::: DATASET EXTRACT :::

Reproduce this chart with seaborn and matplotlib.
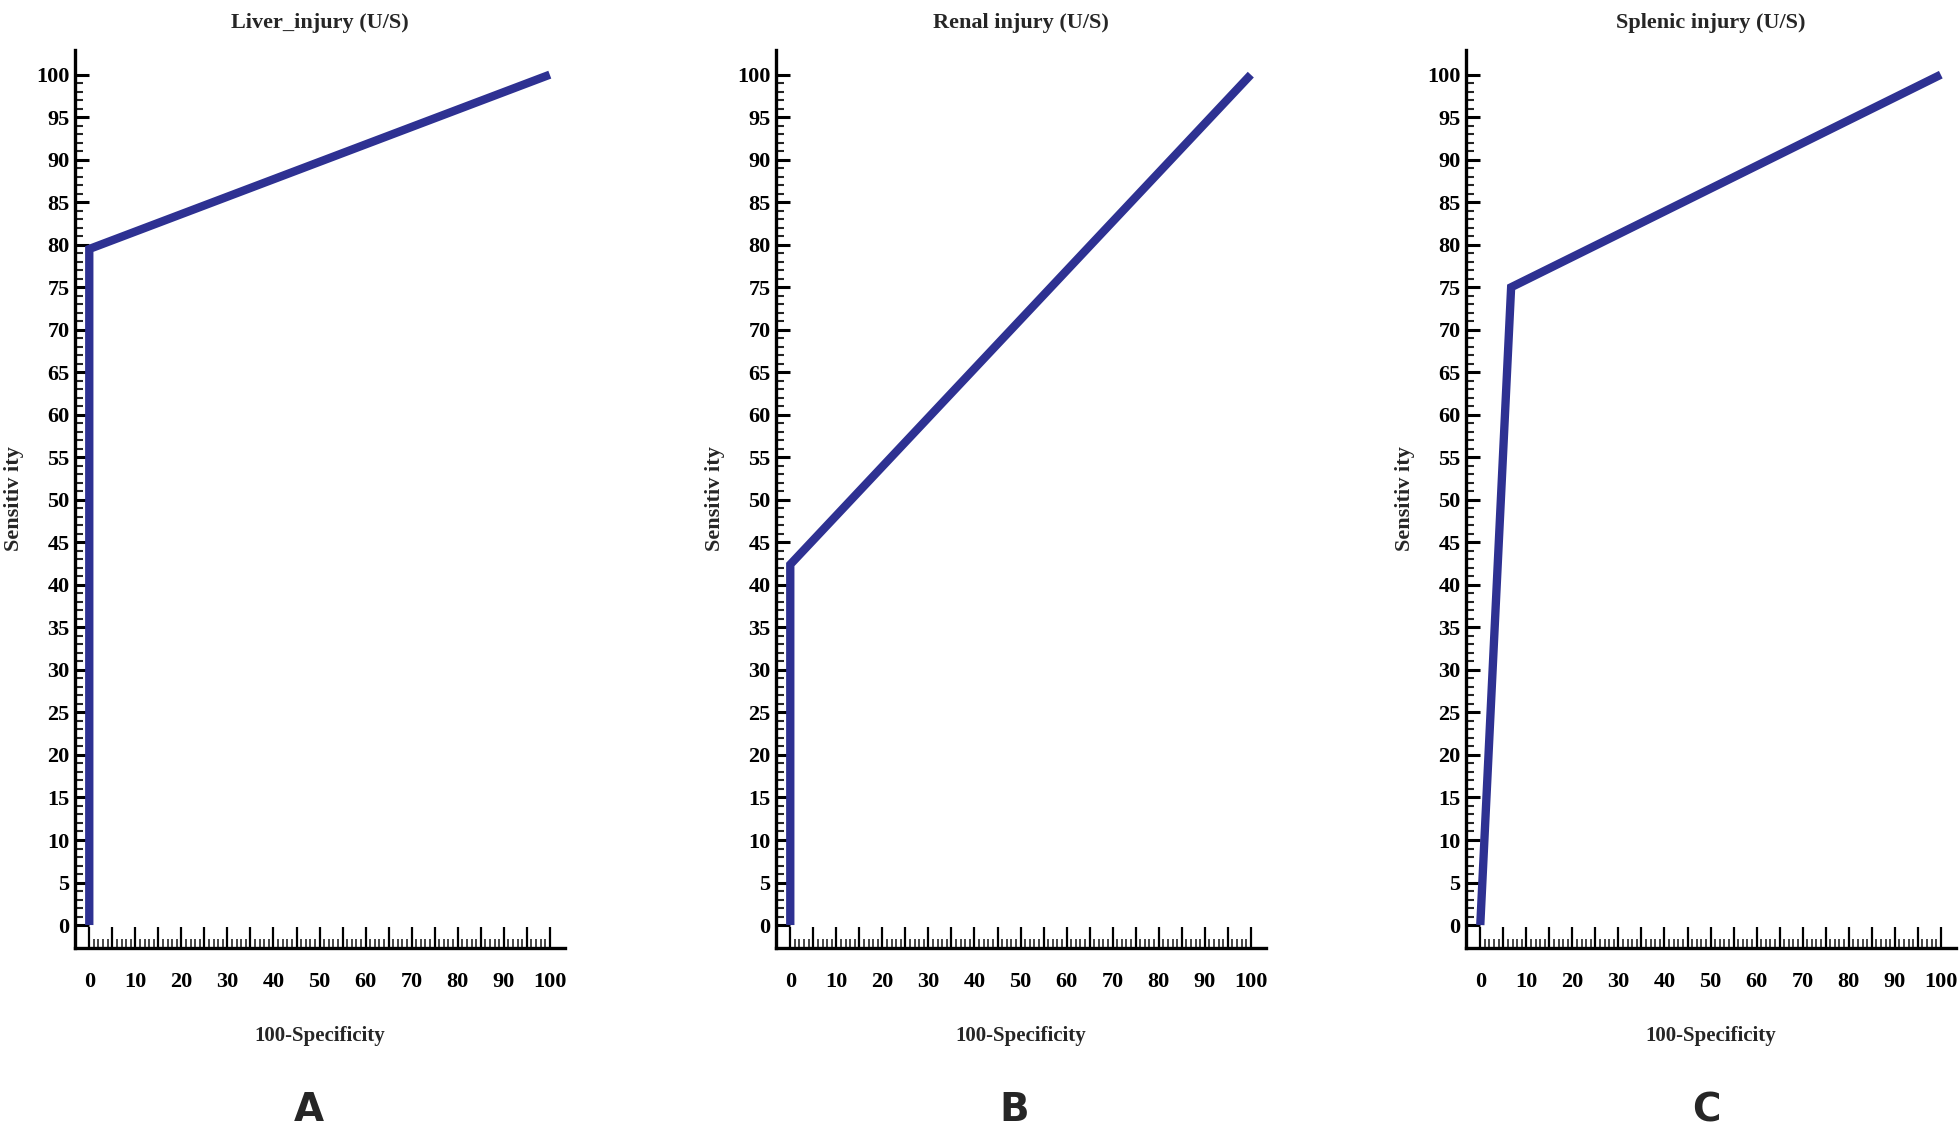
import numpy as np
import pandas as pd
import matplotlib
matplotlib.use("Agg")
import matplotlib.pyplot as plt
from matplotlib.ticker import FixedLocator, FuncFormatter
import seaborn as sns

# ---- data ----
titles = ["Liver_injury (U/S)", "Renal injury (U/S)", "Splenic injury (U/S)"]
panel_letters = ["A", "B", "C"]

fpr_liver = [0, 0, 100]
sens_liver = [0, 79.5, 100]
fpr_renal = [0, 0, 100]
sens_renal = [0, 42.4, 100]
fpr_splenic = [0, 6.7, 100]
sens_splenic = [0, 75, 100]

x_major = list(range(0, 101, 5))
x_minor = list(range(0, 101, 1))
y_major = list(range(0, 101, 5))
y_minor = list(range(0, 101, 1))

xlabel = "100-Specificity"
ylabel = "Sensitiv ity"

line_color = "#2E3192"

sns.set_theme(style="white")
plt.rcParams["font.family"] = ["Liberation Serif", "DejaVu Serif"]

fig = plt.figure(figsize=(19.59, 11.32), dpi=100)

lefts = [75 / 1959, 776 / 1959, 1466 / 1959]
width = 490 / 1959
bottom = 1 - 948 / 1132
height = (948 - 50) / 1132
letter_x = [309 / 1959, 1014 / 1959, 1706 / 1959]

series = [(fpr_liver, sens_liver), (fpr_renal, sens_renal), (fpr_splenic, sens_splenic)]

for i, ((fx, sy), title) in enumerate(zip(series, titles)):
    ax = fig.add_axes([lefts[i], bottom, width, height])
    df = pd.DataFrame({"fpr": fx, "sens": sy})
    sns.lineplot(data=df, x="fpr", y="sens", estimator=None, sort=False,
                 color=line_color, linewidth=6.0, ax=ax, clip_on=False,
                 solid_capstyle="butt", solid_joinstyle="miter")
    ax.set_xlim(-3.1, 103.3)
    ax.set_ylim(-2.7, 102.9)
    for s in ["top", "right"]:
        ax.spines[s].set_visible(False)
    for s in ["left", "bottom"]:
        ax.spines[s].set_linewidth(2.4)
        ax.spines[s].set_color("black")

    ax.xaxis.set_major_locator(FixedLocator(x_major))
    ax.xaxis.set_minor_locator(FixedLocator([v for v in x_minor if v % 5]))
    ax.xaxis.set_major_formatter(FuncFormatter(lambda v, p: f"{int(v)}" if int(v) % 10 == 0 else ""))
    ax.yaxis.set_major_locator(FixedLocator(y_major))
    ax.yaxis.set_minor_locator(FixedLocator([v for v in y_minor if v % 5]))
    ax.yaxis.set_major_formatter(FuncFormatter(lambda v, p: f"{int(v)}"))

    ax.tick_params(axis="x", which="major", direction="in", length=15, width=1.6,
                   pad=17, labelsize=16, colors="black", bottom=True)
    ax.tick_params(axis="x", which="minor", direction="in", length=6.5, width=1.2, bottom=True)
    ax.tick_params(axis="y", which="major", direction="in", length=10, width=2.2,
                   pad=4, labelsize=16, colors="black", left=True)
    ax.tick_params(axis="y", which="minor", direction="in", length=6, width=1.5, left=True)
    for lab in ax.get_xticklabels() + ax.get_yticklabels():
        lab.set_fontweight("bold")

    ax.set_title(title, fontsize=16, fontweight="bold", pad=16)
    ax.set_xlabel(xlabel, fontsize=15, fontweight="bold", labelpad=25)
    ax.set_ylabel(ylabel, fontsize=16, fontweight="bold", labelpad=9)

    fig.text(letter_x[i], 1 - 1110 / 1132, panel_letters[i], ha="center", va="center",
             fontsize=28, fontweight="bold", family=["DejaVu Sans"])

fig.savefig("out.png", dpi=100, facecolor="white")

:::

PROBLEM DESCRIPTION: The lines from the top of the data above through the one holding "fig = plt.figure(figsize=(19.59, 11.32), dpi=100)" are to be repeated exactly, and only those, with no pictures.

WRITTEN SOLUTION:
Reproduce this chart with seaborn and matplotlib.
import numpy as np
import pandas as pd
import matplotlib
matplotlib.use("Agg")
import matplotlib.pyplot as plt
from matplotlib.ticker import FixedLocator, FuncFormatter
import seaborn as sns

# ---- data ----
titles = ["Liver_injury (U/S)", "Renal injury (U/S)", "Splenic injury (U/S)"]
panel_letters = ["A", "B", "C"]

fpr_liver = [0, 0, 100]
sens_liver = [0, 79.5, 100]
fpr_renal = [0, 0, 100]
sens_renal = [0, 42.4, 100]
fpr_splenic = [0, 6.7, 100]
sens_splenic = [0, 75, 100]

x_major = list(range(0, 101, 5))
x_minor = list(range(0, 101, 1))
y_major = list(range(0, 101, 5))
y_minor = list(range(0, 101, 1))

xlabel = "100-Specificity"
ylabel = "Sensitiv ity"

line_color = "#2E3192"

sns.set_theme(style="white")
plt.rcParams["font.family"] = ["Liberation Serif", "DejaVu Serif"]

fig = plt.figure(figsize=(19.59, 11.32), dpi=100)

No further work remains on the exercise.